Proving that the size of a set containing all unique elements of a series of subsets of a set Ω is equal to this summation?

Question

Let $Ω$ be a finite set. Let $A_1,...,A_n$ be finite subsets of $Ω$. For $S$, a nonempty subset of $\{1,2,...,n\}$ define $A_S = \cap_{i\in S}A_i$.

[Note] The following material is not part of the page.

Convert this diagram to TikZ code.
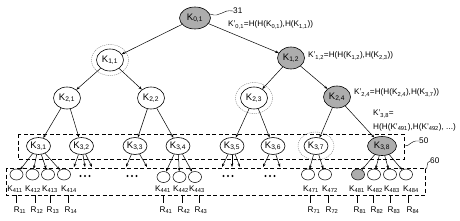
\documentclass[tikz,border=0pt]{standalone}
\usepackage{fontspec}
\setmainfont{Liberation Sans}
\usetikzlibrary{shapes.geometric,arrows.meta}
\newcommand\Ksub[1]{K\textsubscript{#1}}
\newcommand\Kpr[1]{K'\textsubscript{#1}}
\tikzset{
 knode/.style={ellipse,draw,line width=0.6pt,minimum width=27pt,minimum height=22pt,inner sep=0pt,font=\fontsize{9.5}{10}\selectfont},
 kthree/.style={knode,minimum width=24pt,minimum height=17pt},
 leaf/.style={ellipse,draw,line width=0.5pt,minimum width=13pt,minimum height=11pt,inner sep=0pt},
 hot/.style={fill=black!32},
 ring/.style={ellipse,draw=black!50,dash pattern=on 1.2pt off 0.9pt,line width=0.4pt,inner sep=0pt},
 edge/.style={line width=0.5pt,-{Stealth[length=3.5pt,width=2.6pt]}},
 note/.style={font=\fontsize{8.2}{9}\selectfont,anchor=west,inner sep=0pt},
 boxline/.style={draw,line width=1pt,dash pattern=on 4pt off 2.5pt},
 lbl/.style={font=\fontsize{8.2}{9}\selectfont,inner sep=0pt},
 tickline/.style={line width=0.5pt},
 leader/.style={line width=0.4pt},
 dotmark/.style={fill=black}
}
\begin{document}
\begin{tikzpicture}[x=1pt,y=-1pt]
\useasboundingbox (0,0) rectangle (460,220);
% dashed boxes
\draw[boxline] (18,134) rectangle (404,159);
\draw[boxline] (6,168) rectangle (425,195);
% rings
\node[ring,minimum width=37pt,minimum height=31pt] (r11) at (110,60) {};
\node[ring,minimum width=37pt,minimum height=31pt] (r23) at (254,98) {};
\node[ring,minimum width=36pt,minimum height=28pt] (r37) at (316,146) {};
% main nodes
\node[knode,hot,minimum width=31pt] (K01) at (195,18) {\Ksub{0,1}};
\node[knode] (K11) at (110,60) {\Ksub{1,1}};
\node[knode,hot] (K12) at (291,58) {\Ksub{1,2}};
\node[knode] (K21) at (67,98) {\Ksub{2,1}};
\node[knode] (K22) at (151,98) {\Ksub{2,2}};
\node[knode] (K23) at (254,98) {\Ksub{2,3}};
\node[knode,hot] (K24) at (337,97) {\Ksub{2,4}};
\node[kthree] (K31) at (38.5,146) {\Ksub{3,1}};
\node[kthree] (K32) at (81.5,146) {\Ksub{3,2}};
\node[kthree] (K33) at (135,146) {\Ksub{3,3}};
\node[kthree] (K34) at (178,146) {\Ksub{3,4}};
\node[kthree] (K35) at (232,146) {\Ksub{3,5}};
\node[kthree] (K36) at (273,146) {\Ksub{3,6}};
\node[kthree] (K37) at (316,146) {\Ksub{3,7}};
\node[kthree,hot,minimum width=29pt,minimum height=19pt] (K38) at (382,146) {\Ksub{3,8}};
% leaves
\node[leaf] (L411) at (16.5,174.5) {};
\node[leaf] (L412) at (32.5,174.5) {};
\node[leaf] (L413) at (48,174.5) {};
\node[leaf] (L414) at (64,174.5) {};
\node[leaf] (L441) at (163.5,177) {};
\node[leaf] (L442) at (179.5,177) {};
\node[leaf] (L443) at (195,177) {};
\node[leaf] (L471) at (308,174.5) {};
\node[leaf] (L472) at (325,174.5) {};
\node[leaf,hot] (L481) at (358,174.5) {};
\node[leaf] (L482) at (374,174.5) {};
\node[leaf] (L483) at (390,174.5) {};
\node[leaf] (L484) at (406,174.5) {};
% dots
\foreach \cx in {85,132,228,270}{
  \foreach \dx in {-4.5,0,4.5}{\fill[dotmark] (\cx+\dx,176) circle (1.2pt);}
}
% free arrow ends
\coordinate (a321) at (74,167);
\coordinate (a322) at (85,167);
\coordinate (a323) at (92,167);
\coordinate (a331) at (126,167);
\coordinate (a332) at (147,167);
\coordinate (a351) at (222,167);
\coordinate (a352) at (232,167);
\coordinate (a353) at (240,167);
\coordinate (a361) at (263,167);
\coordinate (a362) at (280,167);
% tree edges
\draw[edge] (K01) -- (K11);
\draw[edge] (K01) -- (K12);
\draw[edge] (K11) -- (K21);
\draw[edge] (K11) -- (K22);
\draw[edge] (K12) -- (K23);
\draw[edge] (K12) -- (K24);
\draw[edge] (K21) -- (K31);
\draw[edge] (K21) -- (K32);
\draw[edge] (K22) -- (K33);
\draw[edge] (K22) -- (K34);
\draw[edge] (K23) -- (K35);
\draw[edge] (K23) -- (K36);
\draw[edge] (K24) -- (K37);
\draw[edge] (K24) -- (K38);
\foreach \t in {L411,L412,L413,L414}{\draw[edge] (K31) -- (\t);}
\foreach \t in {a321,a322,a323}{\draw[edge] (K32) -- (\t);}
\foreach \t in {a331,a332}{\draw[edge] (K33) -- (\t);}
\foreach \t in {L441,L442,L443}{\draw[edge] (K34) -- (\t);}
\foreach \t in {a351,a352,a353}{\draw[edge] (K35) -- (\t);}
\foreach \t in {a361,a362}{\draw[edge] (K36) -- (\t);}
\foreach \t in {L471,L472}{\draw[edge] (K37) -- (\t);}
\foreach \t in {L481,L482,L483,L484}{\draw[edge] (K38) -- (\t);}
% annotations
\node[note] (n01) at (228,25) {\Kpr{0,1}=H(H(\Ksub{0,1}),H(\Ksub{1,1}))};
\node[note] (n12) at (308,56) {\Kpr{1,2}=H(H(\Ksub{1,2}),H(\Ksub{2,3}))};
\node[note] (n24) at (354,93) {\Kpr{2,4}=H(H(\Ksub{2,4}),H(\Ksub{3,7}))};
\node[note] (n38a) at (373,114) {\Kpr{3,8}=};
\node[note] (n38b) at (373,127) {H(H(\Kpr{491}),H(\Kpr{492}), ...)};
% reference numerals
\node[lbl,anchor=west] (t31) at (233,11) {31};
\node[lbl,anchor=west] (t50) at (419,141) {50};
\node[lbl,anchor=west] (t60) at (430,161) {60};
\draw[leader] (K01.15) .. controls (221,18) and (222,9) .. (t31.west);
\draw[leader] (404,146) .. controls (410,147) and (410,140) .. (t50.west);
\draw[leader] (425,169) .. controls (429,170) and (425,162) .. (t60.west);
% leaf labels, ticks and R labels
\foreach \nm/\lx/\tx/\rx/\rn in {411/15/16/20/11,412/33/35/37/12,413/50/50/53/13,414/69/68/71/14,
  441/163/163/166/41,442/181/182/184/42,443/197/199/201/43,
  471/311/310/314/71,472/330/328/332/72,
  481/357/357/360/81,482/375/373/377/82,483/392/390/394/83,484/411/408/413/84}{
  \node[lbl] (lab\nm) at (\lx,189) {\Ksub{\nm}};
  \coordinate (tk\nm) at (\tx,195);
  \node[lbl] (R\rn) at (\rx,210) {R\textsubscript{\rn}};
  \draw[tickline] (tk\nm) -- (\tx,203);
}
\end{tikzpicture}
\end{document}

Let $Y$ be the set of elements of $Ω$ that are in exactly one of the sets $A_1,...,A_n$. Prove that: $|Y| = \sum_{S\subseteq [n]:S \not= \varnothing} (−1)^{|S|−1}|S| · |A_S |$

I have no idea how to do this problem. I attempted to partition the RHS (the sum) along possible values for $|S|$, to get the double sum $\sum_{i=1}^{n}\binom{n}{k}k(-1)^{k-1}\sum_{S\subseteq [n]:|S|=k}|A_S|$, but I think that summation might be slightly off and in any case, I haven't been able to advance past that. Any thoughts?

Answer 1

This is a special case of the Generalised inclusion-exclusion principle: If there are $a_k$ ways to choose $k$ out of $n$ conditions and fulfill them, then there are

$$ \sum_{k=j}^n(-1)^{k-j}\binom kja_k $$

ways to fulfill exactly $j$ of the conditions. In the present case, the conditions are membership in the $A_i$. There are

$$ a_k=\sum_{S\subset[n]\atop |S|=k}|A_S| $$

ways to choose $k$ conditions and fulfil them, so there are

$$ \sum_{k=1}^n(-1)^{k-1}\binom k1a_k=\sum_{S\subset[n]\atop S\ne\emptyset}(-1)^{|S|-1}|S||A_S| $$

ways to fulfil exactly $j=1$ of them.

For more on this generalized inclusion–exclusion principle see the comments and answers under the question linked to above.